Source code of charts
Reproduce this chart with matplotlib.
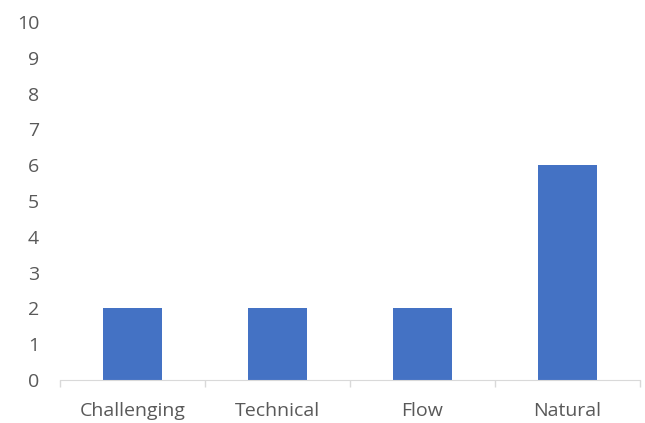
import matplotlib.pyplot as plt
import numpy as np

categories = ["Challenging", "Technical", "Flow", "Natural"]
values = [2, 2, 2, 6]
y_ticks = list(range(0, 11))

plt.rcParams["font.family"] = ["Open Sans", "DejaVu Sans"]

fig = plt.figure(figsize=(6.45, 4.23), dpi=100)
ax = fig.add_axes([0.093, 0.1017, 0.899, 0.846])

x = np.arange(len(categories))
ax.bar(x, values, width=0.41, color="#4472C4", zorder=2)

ax.set_xlim(-0.5, len(categories) - 0.5)
ax.set_ylim(0, 10)
ax.set_yticks(y_ticks)
ax.set_yticklabels([str(v) for v in y_ticks], fontsize=14, color="#595959")
ax.tick_params(axis="y", length=0, pad=15)

ax.set_xticks(x)
ax.set_xticklabels(categories, fontsize=14, color="#595959")
ax.tick_params(axis="x", length=0, pad=16)
ax.set_xticks(np.arange(-0.5, len(categories)), minor=True)
ax.tick_params(axis="x", which="minor", length=5, color="#D9D9D9", width=1)

for s in ["top", "right", "left"]:
    ax.spines[s].set_visible(False)
ax.spines["bottom"].set_color("#D9D9D9")

fig.savefig("out.png", dpi=100)
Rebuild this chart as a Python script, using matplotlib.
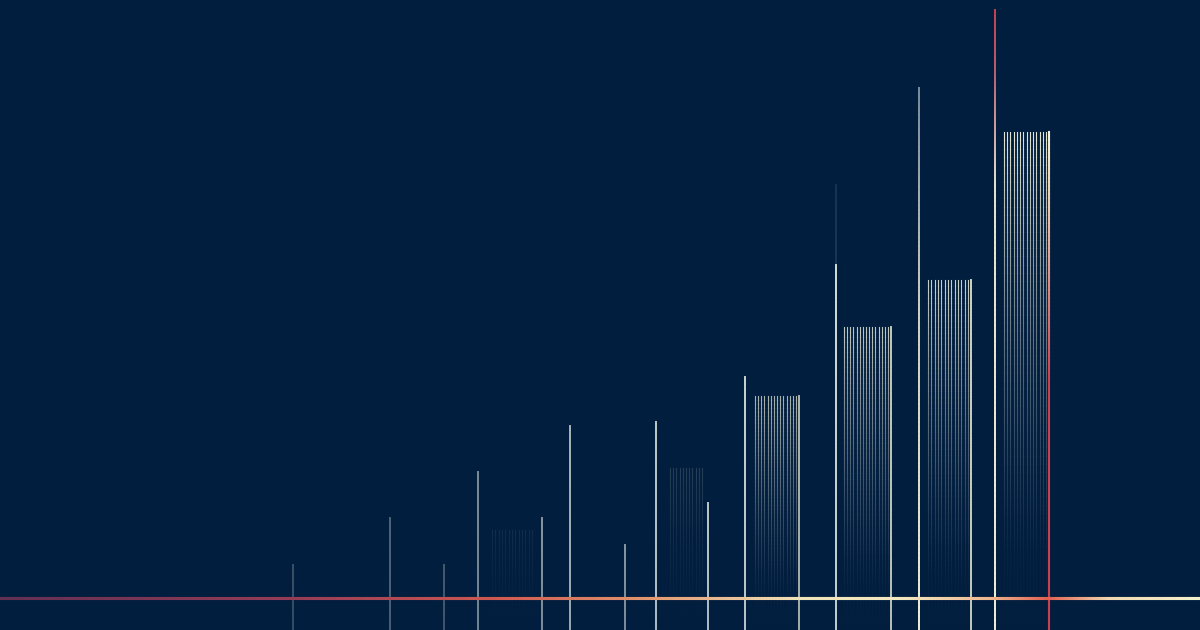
import numpy as np
import matplotlib
matplotlib.use("Agg")
import matplotlib.pyplot as plt
from matplotlib.collections import LineCollection
from matplotlib.colors import to_rgb

# ---- data (values measured up from the bottom edge) ----
baseline = 32
stem_x = [293, 390, 444, 478, 542, 570, 625, 656, 708, 745, 836, 919, 995]
stem_height = [65, 112, 65, 158, 112, 204, 85, 208, 127, 253, 365, 542, 620]
stem_strength = [0.25, 0.35, 0.3, 0.55, 0.6, 0.75, 0.6, 0.85, 0.85, 0.9, 0.95, 0.9, 1.0]
ghost_x = [836]
ghost_height = [445]

bar_left = [492, 670, 755, 844, 928, 1004]
bar_right = [535, 705, 799, 891, 971, 1049]
bar_height = [100, 162, 234, 303, 350, 498]
bar_strength = [0.07, 0.16, 0.75, 0.85, 0.9, 1.0]

BG = "#021e3f"
CREAM = "#eef0d8"
RED = "#c9404f"

fig = plt.figure(figsize=(12, 6.3), dpi=100, facecolor=BG)
ax = fig.add_axes([0, 0, 1, 1])
ax.set_facecolor(BG)
ax.set_xlim(0, 1200)
ax.set_ylim(0, 630)
ax.axis("off")

bg = np.array(to_rgb(BG))


def interp_colors(pos, stops):
    ps = np.array([s[0] for s in stops], float)
    cs = np.array([to_rgb(s[1]) for s in stops])
    als = np.array([s[2] for s in stops], float)
    rgb = np.zeros((len(pos), 3))
    for k in range(3):
        rgb[:, k] = np.interp(pos, ps, cs[:, k])
    a = np.interp(pos, ps, als)[:, None]
    out = rgb * a + bg * (1 - a)  # pre-blend with background -> opaque
    return np.hstack([out, np.ones((len(pos), 1))])


def grad_vline(x, y0, y1, stops, lw, n=120, z=3):
    ys = np.linspace(y0, y1, n + 1)
    segs = [[(x, ys[i]), (x, ys[i + 1])] for i in range(n)]
    mids = (ys[:-1] + ys[1:]) / 2
    cols = interp_colors(mids, stops)
    ax.add_collection(LineCollection(segs, colors=cols, linewidths=lw, zorder=z,
                                     capstyle="projecting"))


def grad_hline(y, x0, x1, stops, lw, n=400, z=4):
    xs = np.linspace(x0, x1, n + 1)
    segs = [[(xs[i], y), (xs[i + 1], y)] for i in range(n)]
    mids = (xs[:-1] + xs[1:]) / 2
    cols = interp_colors(mids, stops)
    ax.add_collection(LineCollection(segs, colors=cols, linewidths=lw, zorder=z,
                                     capstyle="projecting"))


# hatched bars fading downward
for l, r, h, s in zip(bar_left, bar_right, bar_height, bar_strength):
    nl = int(round((r - l) / 3.2))
    xs = np.linspace(l, r - 3, nl)
    for x in xs:
        grad_vline(x, 0, h, [(0, "#8fa3b5", 0.0), (h * 0.15, "#8fa3b5", 0.03 * s),
                             (h * 0.6, "#c8d0c8", 0.5 * s), (h * 0.9, "#e4e6d4", 0.85 * s),
                             (h, CREAM, 0.95 * s)],
                   lw=0.8, n=60, z=2)
    # right edge solid line
    if r == bar_right[-1]:
        grad_vline(r, 0, h, [(0, RED, 1.0), (h * 0.5, RED, 1.0), (h * 0.85, "#e8c8b0", 1.0),
                             (h, CREAM, 1.0)], lw=1.5)
    elif s > 0.5:
        grad_vline(r, 0, h, [(0, CREAM, 0.9 * s), (h, CREAM, 0.95 * s)], lw=1.4)

# ghost extension
for x, h in zip(ghost_x, ghost_height):
    grad_vline(x, 0, h, [(0, "#4a6a88", 0.5), (h, "#4a6a88", 0.3)], lw=1.3, z=2)

# stems
for x, h, s in zip(stem_x, stem_height, stem_strength):
    if x == stem_x[-1]:
        stops = [(0, CREAM, 1.0), (h * 0.72, "#e8e4d0", 1.0), (h * 0.9, "#b86070", 1.0),
                 (h, RED, 1.0)]
    elif x == stem_x[-2]:
        stops = [(0, CREAM, 1.0), (h * 0.6, "#d8dcc8", 0.95), (h, "#8a98a8", 0.9)]
    else:
        stops = [(0, "#c8d4d8", s), (h, "#dde4dc", s)]
    grad_vline(x, 0, h, stops, lw=1.4)

# horizontal baseline with gradient
grad_hline(baseline, 0, 1200,
           [(0, "#7a3458", 0.8), (300, "#a8405a", 0.9), (500, "#d05a50", 1.0),
            (650, "#e39870", 1.0), (800, "#f0e2b8", 1.0), (900, "#f3e8c0", 1.0),
            (990, "#eeb890", 1.0), (1049, "#e06050", 1.0), (1110, "#f0d8b0", 1.0),
            (1200, "#f4f2cc", 1.0)], lw=2.2)

fig.savefig("out.png", dpi=100, facecolor=BG)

AIM
Go through the entries above and output them exactly, without pictures.

RESULT OF THE EXERCISE
Reproduce this chart with matplotlib.
import matplotlib.pyplot as plt
import numpy as np

categories = ["Challenging", "Technical", "Flow", "Natural"]
values = [2, 2, 2, 6]
y_ticks = list(range(0, 11))

plt.rcParams["font.family"] = ["Open Sans", "DejaVu Sans"]

fig = plt.figure(figsize=(6.45, 4.23), dpi=100)
ax = fig.add_axes([0.093, 0.1017, 0.899, 0.846])

x = np.arange(len(categories))
ax.bar(x, values, width=0.41, color="#4472C4", zorder=2)

ax.set_xlim(-0.5, len(categories) - 0.5)
ax.set_ylim(0, 10)
ax.set_yticks(y_ticks)
ax.set_yticklabels([str(v) for v in y_ticks], fontsize=14, color="#595959")
ax.tick_params(axis="y", length=0, pad=15)

ax.set_xticks(x)
ax.set_xticklabels(categories, fontsize=14, color="#595959")
ax.tick_params(axis="x", length=0, pad=16)
ax.set_xticks(np.arange(-0.5, len(categories)), minor=True)
ax.tick_params(axis="x", which="minor", length=5, color="#D9D9D9", width=1)

for s in ["top", "right", "left"]:
    ax.spines[s].set_visible(False)
ax.spines["bottom"].set_color("#D9D9D9")

fig.savefig("out.png", dpi=100)
Rebuild this chart as a Python script, using matplotlib.
import numpy as np
import matplotlib
matplotlib.use("Agg")
import matplotlib.pyplot as plt
from matplotlib.collections import LineCollection
from matplotlib.colors import to_rgb

# ---- data (values measured up from the bottom edge) ----
baseline = 32
stem_x = [293, 390, 444, 478, 542, 570, 625, 656, 708, 745, 836, 919, 995]
stem_height = [65, 112, 65, 158, 112, 204, 85, 208, 127, 253, 365, 542, 620]
stem_strength = [0.25, 0.35, 0.3, 0.55, 0.6, 0.75, 0.6, 0.85, 0.85, 0.9, 0.95, 0.9, 1.0]
ghost_x = [836]
ghost_height = [445]

bar_left = [492, 670, 755, 844, 928, 1004]
bar_right = [535, 705, 799, 891, 971, 1049]
bar_height = [100, 162, 234, 303, 350, 498]
bar_strength = [0.07, 0.16, 0.75, 0.85, 0.9, 1.0]

BG = "#021e3f"
CREAM = "#eef0d8"
RED = "#c9404f"

fig = plt.figure(figsize=(12, 6.3), dpi=100, facecolor=BG)
ax = fig.add_axes([0, 0, 1, 1])
ax.set_facecolor(BG)
ax.set_xlim(0, 1200)
ax.set_ylim(0, 630)
ax.axis("off")

bg = np.array(to_rgb(BG))


def interp_colors(pos, stops):
    ps = np.array([s[0] for s in stops], float)
    cs = np.array([to_rgb(s[1]) for s in stops])
    als = np.array([s[2] for s in stops], float)
    rgb = np.zeros((len(pos), 3))
    for k in range(3):
        rgb[:, k] = np.interp(pos, ps, cs[:, k])
    a = np.interp(pos, ps, als)[:, None]
    out = rgb * a + bg * (1 - a)  # pre-blend with background -> opaque
    return np.hstack([out, np.ones((len(pos), 1))])


def grad_vline(x, y0, y1, stops, lw, n=120, z=3):
    ys = np.linspace(y0, y1, n + 1)
    segs = [[(x, ys[i]), (x, ys[i + 1])] for i in range(n)]
    mids = (ys[:-1] + ys[1:]) / 2
    cols = interp_colors(mids, stops)
    ax.add_collection(LineCollection(segs, colors=cols, linewidths=lw, zorder=z,
                                     capstyle="projecting"))


def grad_hline(y, x0, x1, stops, lw, n=400, z=4):
    xs = np.linspace(x0, x1, n + 1)
    segs = [[(xs[i], y), (xs[i + 1], y)] for i in range(n)]
    mids = (xs[:-1] + xs[1:]) / 2
    cols = interp_colors(mids, stops)
    ax.add_collection(LineCollection(segs, colors=cols, linewidths=lw, zorder=z,
                                     capstyle="projecting"))


# hatched bars fading downward
for l, r, h, s in zip(bar_left, bar_right, bar_height, bar_strength):
    nl = int(round((r - l) / 3.2))
    xs = np.linspace(l, r - 3, nl)
    for x in xs:
        grad_vline(x, 0, h, [(0, "#8fa3b5", 0.0), (h * 0.15, "#8fa3b5", 0.03 * s),
                             (h * 0.6, "#c8d0c8", 0.5 * s), (h * 0.9, "#e4e6d4", 0.85 * s),
                             (h, CREAM, 0.95 * s)],
                   lw=0.8, n=60, z=2)
    # right edge solid line
    if r == bar_right[-1]:
        grad_vline(r, 0, h, [(0, RED, 1.0), (h * 0.5, RED, 1.0), (h * 0.85, "#e8c8b0", 1.0),
                             (h, CREAM, 1.0)], lw=1.5)
    elif s > 0.5:
        grad_vline(r, 0, h, [(0, CREAM, 0.9 * s), (h, CREAM, 0.95 * s)], lw=1.4)

# ghost extension
for x, h in zip(ghost_x, ghost_height):
    grad_vline(x, 0, h, [(0, "#4a6a88", 0.5), (h, "#4a6a88", 0.3)], lw=1.3, z=2)

# stems
for x, h, s in zip(stem_x, stem_height, stem_strength):
    if x == stem_x[-1]:
        stops = [(0, CREAM, 1.0), (h * 0.72, "#e8e4d0", 1.0), (h * 0.9, "#b86070", 1.0),
                 (h, RED, 1.0)]
    elif x == stem_x[-2]:
        stops = [(0, CREAM, 1.0), (h * 0.6, "#d8dcc8", 0.95), (h, "#8a98a8", 0.9)]
    else:
        stops = [(0, "#c8d4d8", s), (h, "#dde4dc", s)]
    grad_vline(x, 0, h, stops, lw=1.4)

# horizontal baseline with gradient
grad_hline(baseline, 0, 1200,
           [(0, "#7a3458", 0.8), (300, "#a8405a", 0.9), (500, "#d05a50", 1.0),
            (650, "#e39870", 1.0), (800, "#f0e2b8", 1.0), (900, "#f3e8c0", 1.0),
            (990, "#eeb890", 1.0), (1049, "#e06050", 1.0), (1110, "#f0d8b0", 1.0),
            (1200, "#f4f2cc", 1.0)], lw=2.2)

fig.savefig("out.png", dpi=100, facecolor=BG)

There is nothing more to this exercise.